Once digitisation was complete, the question arose of opening up access to the photographic archive to a community that was not local, such as the scholars who frequented the library, but global.
This is why we opted for the creation of an IIIF server that would allow access to the images and files in an international format [
12]. To do this, we hosted the images in an IIIF format by generating a manifest for each physical drawer that collects a number of corresponding documents. Thanks to the manifest, any IIIF vewer can navigate through the original cardboards in the same order in which they are physically located in the physical archive. In digitisation, it is indeed important to respect not only the arborescence of the collection holdings but also the physical ‘topography’ of the digitised objects. Their location, in fact, is not random and follows a curatorial, or historical, order imposed by the logic of the nature of the items preserved. By respecting the visualisation of the actual location in the archive, the organisation of the collection as a historical result and the manifest of the extracted photograph are better understood, effectively linking the image to its primary source in the original archive. Photographs are thus related to each other by their archival position, and this position can only be grasped by visualising the items through the manifest of each drawer, otherwise all images in the collection would be presented at the same logical level, as if it were a flat indexing system.
5. Conclusions
The trajectory of the Replica project illustrates several levels of interdisciplinary collaboration with the objective of designing a new research method in digital art history.
In the first phase, the construction of a new scanner and a new method to transform a physical archive into a digital database, researchers, each expert in their field, with different but complementary backgrounds and experiences, combine their knowledge to produce, through a form of co-design, an innovative approach.
In the second phase, the construction of a search engine fed by the explicit knowledge developed by the art history researchers allows a collective co-construction of a superior knowledge. A feedback loop offers the opportunity for everyone to continuously improve the system.
The last phase, not developed in this article, should extend this virtuous dynamic beyond the restricted community of art history researchers. The space of visual similarity progressively transformed by the information of the Morphograph can be explored by algorithms which try to extract groups of works automatically, connected by visual links, not yet documented by the Morphograph. It would not be a visual search engine, but an automatic system to “discover” pairs of linked works. These discoveries must then be validated by verifying the presence or absence of visual links in the identified works. This is where the general public can get involved.
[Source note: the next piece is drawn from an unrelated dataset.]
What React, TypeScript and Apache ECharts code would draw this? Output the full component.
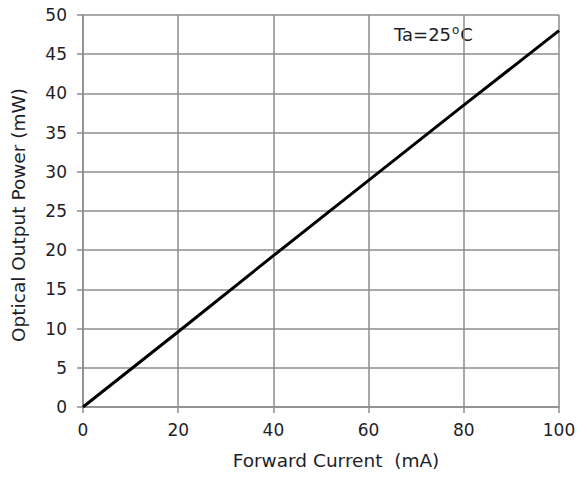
import React, { useEffect, useRef } from "react";
import * as echarts from "echarts";

const currents = [0, 20, 40, 60, 80, 100];
const powers = [0, 9.6, 19.3, 28.9, 38.5, 48];
const xName = "Forward Current  (mA)";
const yName = "Optical Output Power (mW)";

export default function App() {
  const ref = useRef<HTMLDivElement>(null);
  useEffect(() => {
    const chart = echarts.init(ref.current!, undefined, { renderer: "svg" });
    const gray = "#8c8c8c";
    const font = "'DejaVu Sans', sans-serif";
    const txt = "#1e1e28";
    chart.setOption({
      animation: false,
      backgroundColor: "#ffffff",
      grid: { left: 83, right: 28, top: 15, bottom: 73, containLabel: false, outerBoundsMode: "none" },
      xAxis: {
        type: "value",
        min: 0,
        max: 100,
        interval: 20,
        name: xName,
        nameLocation: "middle",
        nameGap: 44,
        nameTextStyle: { fontFamily: font, fontSize: 18.5, color: txt, padding: [0, 0, 0, 30] },
        axisLine: { show: true, lineStyle: { color: gray, width: 1.5 } },
        axisTick: { show: true, inside: false, length: 6, lineStyle: { color: gray, width: 1.5 } },
        axisLabel: { margin: 14, fontFamily: font, fontSize: 17, color: txt },
        splitLine: { show: true, lineStyle: { color: gray, width: 1.5 } },
      },
      yAxis: {
        type: "value",
        min: 0,
        max: 50,
        interval: 5,
        name: yName,
        nameLocation: "middle",
        nameGap: 55,
        nameTextStyle: { fontFamily: font, fontSize: 18.5, color: txt, padding: [0, 8, 0, 0] },
        axisLine: { show: true, lineStyle: { color: gray, width: 1.5 } },
        axisTick: { show: true, inside: false, length: 6, lineStyle: { color: gray, width: 1.5 } },
        axisLabel: { margin: 16, fontFamily: font, fontSize: 17, color: txt },
        splitLine: { show: true, lineStyle: { color: gray, width: 1.5 } },
      },
      graphic: [
        {
          type: "text",
          left: 394,
          top: 24,
          style: {
            text: "{a|Ta=25}{b|o}{a|C}",
            rich: {
              a: { fontFamily: font, fontSize: 18, lineHeight: 21, fill: txt },
              b: { fontFamily: font, fontSize: 12, lineHeight: 13, fill: txt, verticalAlign: "top", padding: [0, 1, 0, 1] },
            },
          },
        },
      ],
      series: [
        {
          type: "line",
          data: currents.map((c, i) => [c, powers[i]]),
          showSymbol: false,
          lineStyle: { color: "#000", width: 3 },
        },
      ],
    });
    return () => chart.dispose();
  }, []);
  return (
    <div
      ref={ref}
      style={{ position: "fixed", left: 0, top: 0, width: 587, height: 480 }}
    />
  );
}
If it takes a great knowledge of art history to successfully query a visual search engine, pursuing a specific line of inquiry, the verification of the presence of a migration of form between two works is potentially more immediate. The last step of the project will be to include them in the project through an extended collaboration between the machine and a large number of communities who are curious and motivated to progress in solving art historical questions. This proves that the construction of specific tools that combine a discipline-specific approach to a more general versatility makes it possible to answer research questions that are potentially transversal to the communities that traditionally study them with their own methods. It is foremost a matter of opening up and making concepts and tools available to suggest answers in which users from different communities benefit, who learn to sharpen their eye for the specific problem, and the community of art historians who benefit from a global expertise on which they can always comment later on the relevance of their selections.
The co-design of the Replica project was characterized by many discussion phases, especially in the design of the final prototype. Finding an initial convergence point on the general pipeline was not difficult, but converging on a material prototype of the final realization required much discussion and rejection of certain interface development hypotheses. In the case of the Replica project, moreover, it was not possible to start from an already existing prototype precisely because it had to be packaged over time thanks to the feedback of the curators’ and researchers’ community, and it was precisely in these latter aspects that its intrinsic value lay. Moreover, in this case, the curators of the photographic archive would probably have welcomed as a non-critical imposition the presence of a prototype, even if only a conceptual one, which could then be perfected by adapting it to the specific case. In fact, an element not to be underestimated in co-design projects for cultural heritage is that all participants wish to feel protagonists and believe they have a specific legitimacy, by authority or knowledge, that cannot be avoided. The development of co-design between institutions that are profoundly different in their dynamic conception of heritage has also made it possible to bypass approaches whereby heritage is conserved as “an unchanging monument of the past” [
24]. and the presence of the community of end users, which in our case are mostly art history researchers, in other projects it is the general public of citizens, has made it possible to respond to a dynamic and functional vision of this heritage [
25]. Indeed, it should not be forgotten that the only way to preserve cultural heritage is to find current and interesting forms for its transmission.